REMINDER: Get. Out. Now.


This is just a friendly reminder to all you money-grubbing procrastinators that tomorrow, Wednesday, August 15, is the last day to ask for your money back from whatever failed, failing or doomed to fail hedge fund it’s currently in, in order to ensure a pull out by the end of the third quarter. This, of course, presupposes your fund hasn’t anticipated your intent, and frozen redemptions. While everyone is hesitating to estimate how much cash will fly out of the hedges, most are in agreement that the number will be ‘huge’ to ‘quite huge’ and will likely translate to net outflows, making the $60.2 billion in new money that HFs reeled in during the first quarter not so impressive anymore.

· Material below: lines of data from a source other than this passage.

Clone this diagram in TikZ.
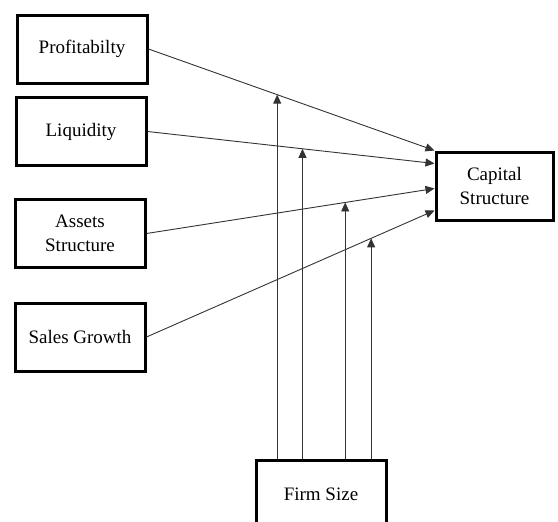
\documentclass[tikz,border=0pt]{standalone}
\usepackage{fontspec}
\setmainfont{Liberation Serif}
\usetikzlibrary{positioning,arrows.meta,calc}

\begin{document}
\begin{tikzpicture}[x=1pt, y=-1pt,
  var/.style={draw, line width=3pt, minimum width=130pt, minimum height=68pt,
              align=center, inner sep=0pt, font=\fontsize{19}{24}\selectfont},
  arr/.style={-{Triangle[length=9pt, width=8pt]}, line width=0.9pt, black!80}
]
  \useasboundingbox (0,0) rectangle (558,522);
  \clip (0,0) rectangle (558,522);

  % Independent variables (left column)
  \node[var] (prof)   at (82,49)    {Profitabilty};
  \node[var] (liq)    at (81,131.5) {Liquidity};
  \node[var] (assets) at (80,233.5) {Assets\\Structure};
  \node[var] (sales)  at (80,337)   {Sales Growth};

  % Dependent variable and moderator
  \node[var, minimum width=117pt] (cap)  at (494.5,186) {Capital\\Structure};
  \node[var]                      (firm) at (321,494)   {Firm Size};

  % Direct effects
  \draw[arr] (prof.east)   -- (cap.north west) coordinate[pos=0.45] (m1);
  \draw[arr] (liq.east)    -- ([yshift=-13pt]cap.north west) coordinate[pos=0.54] (m2);
  \draw[arr] (assets.east) -- ([yshift=-38pt]cap.north west) coordinate[pos=0.69] (m3);
  \draw[arr] (sales.east)  -- ([yshift=-60pt]cap.north west) coordinate[pos=0.78] (m4);

  % Moderating effects of firm size
  \draw[arr] (m1 |- firm.north) -- (m1);
  \draw[arr] (m2 |- firm.north) -- (m2);
  \draw[arr] (m3 |- firm.north) -- (m3);
  \draw[arr] (m4 |- firm.north) -- (m4);
\end{tikzpicture}
\end{document}
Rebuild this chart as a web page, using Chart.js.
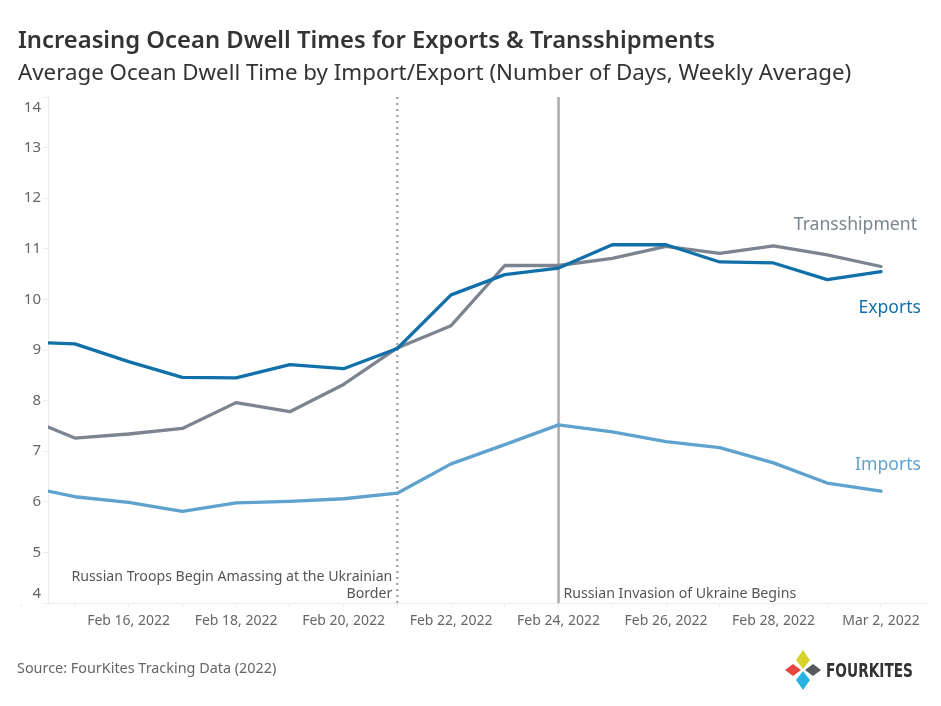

Shockingly, some advisors in the industry are brushing off major losses at (take your pick:) AQR, Highbridge, Goldman Sachs, D.E. Shaw, and Bear Stearns as minor obstacles on the ultimate path to the crescendo of awesomeness (and Chaco Tacos for everyone), and are urging investors to stay in it for the long haul. Are you willing to buy this spiel that things will get worse before they get better (which they will, Girl Scout promise), and the most prudent thing you can do for yourself and your money is nothing? We can’t tell you what to do, but if you’re on the fence, it probably all depends on your results from this morning’s quiz, “Are You On the Kurt Cobain Life Expectancy Plan?” Those of you with scores of 90 or above should probably take your money and run. (And tell us from where you took it and how much).